Greg Smith did not agree with the corporate culture at his employer, Goldman Sachs, so on 14 March, 2012, he resigned. And he did so publicly, very publicly – the reasons for his resignation was explained in a scathing column in the New York Times of the same date. Greg, an expatriate South African, was the London-based executive director of equity derivatives at Goldman Sachs, one of the more successful investment banks on Wall Street. In his New York Times exposé he described a ‘culture of greed’ at the company, where profits came before the interest of clients, and where clients were ‘ripped off’ as a matter of course. Greg did not agree with this, and after almost 12 years at the company, he resigned.
Greg blamed the Goldman Sachs leadership, specifically the CEO Lloyd Blankfein, and the president, Gary Cohn, for losing ‘hold of the firm’s culture’ and for changing the way the firm ‘thought about leadership’. Leadership, he said, used to be about ideas, setting an example and doing the right thing, but now it was all about how much money they could make off a client.
Greg’s problem was that his personal values were no longer aligned with the company’s ‘culture of greed’ and what it stood for. The company’s values seem to have shifted since the company went public and its leadership traded client loyalty for short term profits. So it left Greg with a conundrum which he simply had to resolve. Research confirms what is intuitively known: people who are forced to compromise on their values behave inconsistent with their beliefs and what they stand for, and will experience undue stress and internal conflict. They may even find that they are gradually losing the respect and trust of their peers, superiors and even clients. People who are forced to compromise on their values are not happy people. Greg was not happy.
The importance of some form of alignment between the values of an employee with those of the organisation should not be underestimated. A genuine and meaningful alignment will ultimately result in greater employee loyalty and respect for the organisation. To quote Steve Jobs, ex-CEO of Apple Computer, Inc. ‘The only thing that works is management by values. Find people who are competent and really bright, but more importantly, people who care exactly about the same thing you care about.’ Shared values build trust, which is the basis on which relationships with team members and customers are built.
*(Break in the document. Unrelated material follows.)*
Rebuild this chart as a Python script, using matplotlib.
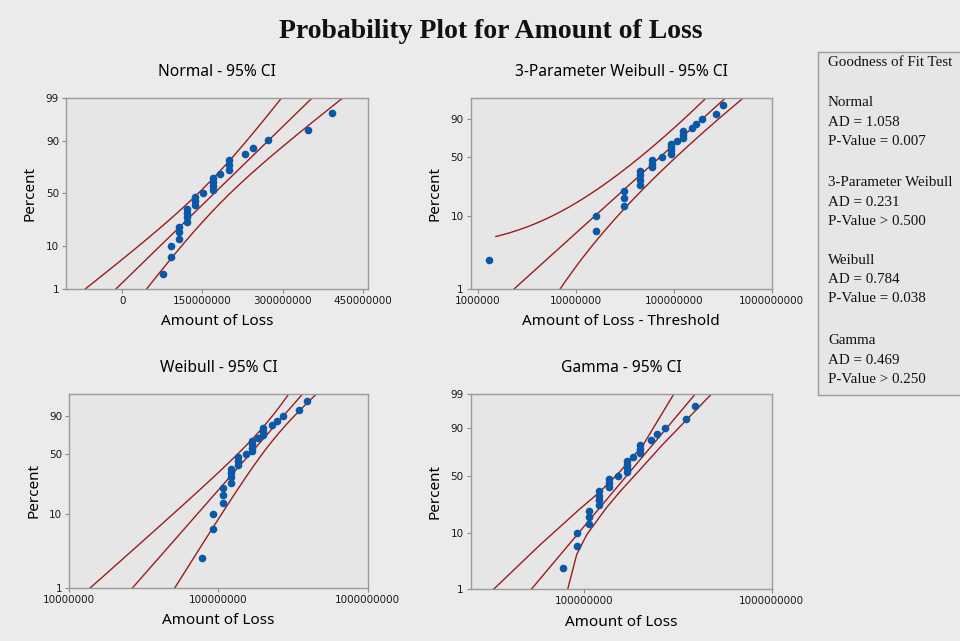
import numpy as np
import matplotlib
matplotlib.use("Agg")
import matplotlib.pyplot as plt
from matplotlib.patches import Rectangle
from statistics import NormalDist

# amount of loss, sorted
loss = np.array([77.3, 92, 92, 107, 107, 107, 121, 121, 121, 121, 136, 136, 136,
                 152, 169, 169, 169, 169, 183, 199, 199, 199, 229, 245, 272,
                 348, 393]) * 1e6

# fitted distributions
norm_mu, norm_sigma = 172e6, 79e6
wb3_shape, wb3_scale, wb3_thresh = 1.23, 98e6, 76e6
wb_shape, wb_scale = 2.34, 190e6
gam_shape, gam_scale = 6.0, 29.8e6

# gamma 95% CI band
gam_ci_pct_lo = [1, 6.4, 22, 35, 54, 79, 99]
gam_ci_lo = np.array([33.1, 58.5, 95.5, 121.9, 155.6, 207, 301]) * 1e6
gam_ci_pct_hi = [1, 4.4, 9.3, 22, 35, 54, 79, 99]
gam_ci_hi = np.array([82.1, 91.7, 103.6, 130.7, 155.6, 194.6, 262, 477]) * 1e6

# goodness of fit box
gof_title = "Goodness of Fit Test"
gof_names = ["Normal", "3-Parameter Weibull", "Weibull", "Gamma"]
gof_ad = ["1.058", "0.231", "0.784", "0.469"]
gof_p = ["= 0.007", "> 0.500", "= 0.038", "> 0.250"]

n = len(loss)
pct = 100 * (np.arange(1, n + 1) - 0.3) / (n + 0.4)   # median ranks

_nd = NormalDist()
_ppf = np.vectorize(_nd.inv_cdf, otypes=[float])
_cdf = np.vectorize(_nd.cdf, otypes=[float])


def z_of(p):
    p = np.clip(np.asarray(p, dtype=float) / 100, 1e-12, 1 - 1e-12)
    return _ppf(p)


def p_of_z(z):
    return 100 * _cdf(np.asarray(z, dtype=float))


def wb_fwd(p):
    p = np.clip(np.asarray(p, dtype=float) / 100, 1e-12, 1 - 1e-12)
    return np.log(-np.log(1 - p))


def wb_inv(w):
    return 100 * (1 - np.exp(-np.exp(np.asarray(w, dtype=float))))


# gamma scale (Wilson-Hilferty quantiles)
ga = 1 / (9 * gam_shape)
gs = 1 / (3 * np.sqrt(gam_shape))


def gam_fwd(p):
    return 3 * np.log(1 - ga + z_of(p) * gs)


def gam_inv(y):
    return p_of_z((np.exp(np.asarray(y, dtype=float) / 3) - 1 + ga) / gs)


RED = "#9c1c1c"
BLUE = "#0b58a8"
SANS = "Noto Sans"
BG = "#ebebeb"
PANEL = "#e6e6e6"

fig = plt.figure(figsize=(9.6, 6.41), dpi=100, facecolor=BG)


def panel(rect, fwd, inv, yticks, title, xlabel):
    ax = fig.add_axes(rect, facecolor=PANEL)
    ax.set_yscale("function", functions=(fwd, inv))
    ax.set_ylim(1, 99)
    ax.set_yticks(yticks)
    ax.set_yticklabels([str(t) for t in yticks])
    ax.minorticks_off()
    for s in ax.spines.values():
        s.set_color("#9a9a9a")
        s.set_linewidth(1.0)
    ax.tick_params(direction="out", length=3, width=0.8, color="#8a8a8a",
                   labelsize=7.5, labelcolor="#1a1a1a", pad=2)
    ax.text(0.5, 1.134, title, transform=ax.transAxes, ha="center", va="center",
            fontsize=11.2, family=SANS, color="#000000")
    ax.text(0.5, -0.17, xlabel, transform=ax.transAxes, ha="center", va="center",
            fontsize=11, family=SANS, color="#000000")
    ax.text(-0.12, 0.5, "Percent", transform=ax.transAxes, ha="center",
            va="center", rotation=90, fontsize=11, family=SANS, color="#000000")
    return ax


pgrid = np.concatenate([np.logspace(-4, 0, 60), np.linspace(1, 99, 300),
                        100 - np.logspace(0, -4, 60)])

# ---- Normal
ax = panel([0.0688, 0.5491, 0.3146, 0.2984], z_of, p_of_z, [1, 10, 50, 90, 99],
           "Normal - 95% CI", "Amount of Loss")
z = z_of(pgrid)
xc = norm_mu + z * norm_sigma
hw = 1.96 * norm_sigma * np.sqrt((1 + z ** 2 / 2) / n)
for xx in (xc - hw, xc, xc + hw):
    ax.plot(xx, pgrid, color=RED, lw=1.0)
ax.plot(loss, pct, "o", color=BLUE, ms=5.5, mew=0)
ax.set_xlim(-105e6, 460e6)
ax.set_xticks([0, 150e6, 300e6, 450e6])
ax.set_xticklabels(["0", "150000000", "300000000", "450000000"])

# ---- 3-parameter Weibull
ax = panel([0.4903, 0.5491, 0.3135, 0.2984], wb_fwd, wb_inv, [1, 10, 50, 90],
           "3-Parameter Weibull - 95% CI", "Amount of Loss - Threshold")
ax.set_xscale("log")
w = wb_fwd(pgrid)
ex = wb3_scale * np.exp(w / wb3_shape)
L = wb3_thresh + ex
delta = 0.225 * np.exp(0.3 * w)
lo = L * np.exp(-delta) - wb3_thresh
hi = L * np.exp(delta) - wb3_thresh
excess = loss - wb3_thresh
lo = np.where(lo >= excess.min(), lo, np.nan)
for xx in (lo, ex, hi):
    ax.plot(xx, pgrid, color=RED, lw=1.0)
ax.plot(excess, pct, "o", color=BLUE, ms=5.5, mew=0)
ax.set_xlim(8.4e5, 1e9)
ax.set_xticks([1e6, 1e7, 1e8, 1e9])
ax.set_xticklabels(["1000000", "10000000", "100000000", "1000000000"])
ax.minorticks_off()

# ---- Weibull
ax = panel([0.0722, 0.0832, 0.3108, 0.3017], wb_fwd, wb_inv, [1, 10, 50, 90],
           "Weibull - 95% CI", "Amount of Loss")
ax.set_xscale("log")
lc = np.log(wb_scale) + w / wb_shape
hw = 1.96 / wb_shape * np.sqrt((1.1087 - 0.514 * w + 0.6079 * w ** 2) / n)
for xx in (lc - hw, lc, lc + hw):
    ax.plot(np.exp(xx), pgrid, color=RED, lw=1.0)
ax.plot(loss, pct, "o", color=BLUE, ms=5.5, mew=0)
ax.set_xlim(1e7, 1e9)
ax.set_xticks([1e7, 1e8, 1e9])
ax.set_xticklabels(["10000000", "100000000", "1000000000"])
ax.minorticks_off()

# ---- Gamma
ax = panel([0.4903, 0.0807, 0.3135, 0.3042], gam_fwd, gam_inv, [1, 10, 50, 90, 99],
           "Gamma - 95% CI", "Amount of Loss")
ax.set_xscale("log")
gfit = gam_scale * gam_shape * np.exp(gam_fwd(pgrid))
ax.plot(gfit, pgrid, color=RED, lw=1.0)
ax.plot(gam_ci_lo, gam_ci_pct_lo, color=RED, lw=1.0)
ax.plot(gam_ci_hi, gam_ci_pct_hi, color=RED, lw=1.0)
ax.plot(loss, pct, "o", color=BLUE, ms=5.5, mew=0)
ax.set_xlim(25e6, 1e9)
ax.set_xticks([1e8, 1e9])
ax.set_xticklabels(["100000000", "1000000000"])
ax.minorticks_off()

# ---- title and goodness of fit box
fig.text(491 / 960, 1 - 32 / 641, "Probability Plot for Amount of Loss",
         ha="center", va="center", fontsize=20, fontweight="bold",
         family="Liberation Serif", color="#111111")

fig.patches.append(Rectangle((818 / 960, 1 - 395 / 641), 0.2, 343 / 641,
                             transform=fig.transFigure, facecolor=PANEL,
                             edgecolor="#9a9a9a", lw=1.0))
tx = 828 / 960
fig.text(tx, 1 - 63 / 641, gof_title, ha="left", va="center", fontsize=10.8,
         family="Liberation Serif", color="#111111")
block_y = [103, 183, 260, 341]
for name, ad, pv, y0 in zip(gof_names, gof_ad, gof_p, block_y):
    for k, line in enumerate([name, "AD = " + ad, "P-Value " + pv]):
        fig.text(tx, 1 - (y0 + 19.3 * k) / 641, line, ha="left", va="center",
                 fontsize=10.8, family="Liberation Serif", color="#111111")

fig.savefig("out.png", dpi=100, facecolor=BG)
But management by values, as Steve suggests, implies that the leadership should behave as role models. What they convey through their beliefs, values and behaviours will guide the behaviour of the rest of the workers in the company. At Goldman Sachs, according to Greg, this included ripping off their clients and selling them products that were wrong for them. People emulate what they see modelled. What leaders do or value, their people will do or value. Greg clearly was not strong in the emulation department.
There seems to be some scientific foundation for this ‘emulate what they see’ or ‘monkey see, monkey do’ behaviour. Mirror neurons, a recent discovery in the field of neuro-sciences, seem to explain our copy-cat behaviour. Mirror neurons are specialised brain cells in the frontal cortex of our brains that activate in the same way, whether we do something ourselves or we see someone else do it. This involuntary response in our brains is believed to be the foundation of empathy. It will eventually become part of our personalities if we are exposed to repeated observations of the same behaviour. Which explains why the way the leadership of a company behaves, ultimately gets replicated throughout the organisation – people emulate what they repeatedly observe. This would also explain why the example a manager set has a greater influence on an employee’s behaviour than anything the manager can say, or for that matter, anything that is written in the company’s policies or hitched to an employee’s key performance indicators. To quote someone else, this time the noted medical missionary Albert Schweitzer: ‘Example is not the main thing in influencing others… it is the only thing.’
The ‘monkey see, monkey do’ emulation of role models, of course, applies to all of society – from government and politics to business and even parenting. A leader’s work ethics, values and respect for others will permeate right through the organisation. After all, what behaviour do we expect ordinary constables to emulate when the former national police commissioner (Jackie Selebi) has been convicted for corruption? Or how should learners behave at school if their teachers are consistently late or unprepared for class? Or what behaviour do you want your kids to emulate if you… well, you get the picture. The culture at Greg’s company is unlikely to change on his account; he either had to compromise on his values, or he had to get out. He did the only thing he could do.
So there you go: monkey see monkey do leadership – as managers and leaders we have to carry the burden of being role models, whether we like it or not. The commitment we demonstrate, the dedication we show, the ethics we practice and the values we live by will invariably be the basis of the behaviours we instil in our people. We can only demand from them what we demand of ourselves. And we need to remember that when they follow us, they can only go as far as we go. Or they can decide to check out, like Greg did. None of us are perfect – we are all works in progress. If we want to remain true to ourselves, we should continuously learn and grow by constantly and critically evaluating what we do and how it fits in with our vision and our values and our commitment to our staff and our customers. And if we want to be true to our followers, we should do this openly, so our teams can emulate us in their own journeys of continuous learning and growing.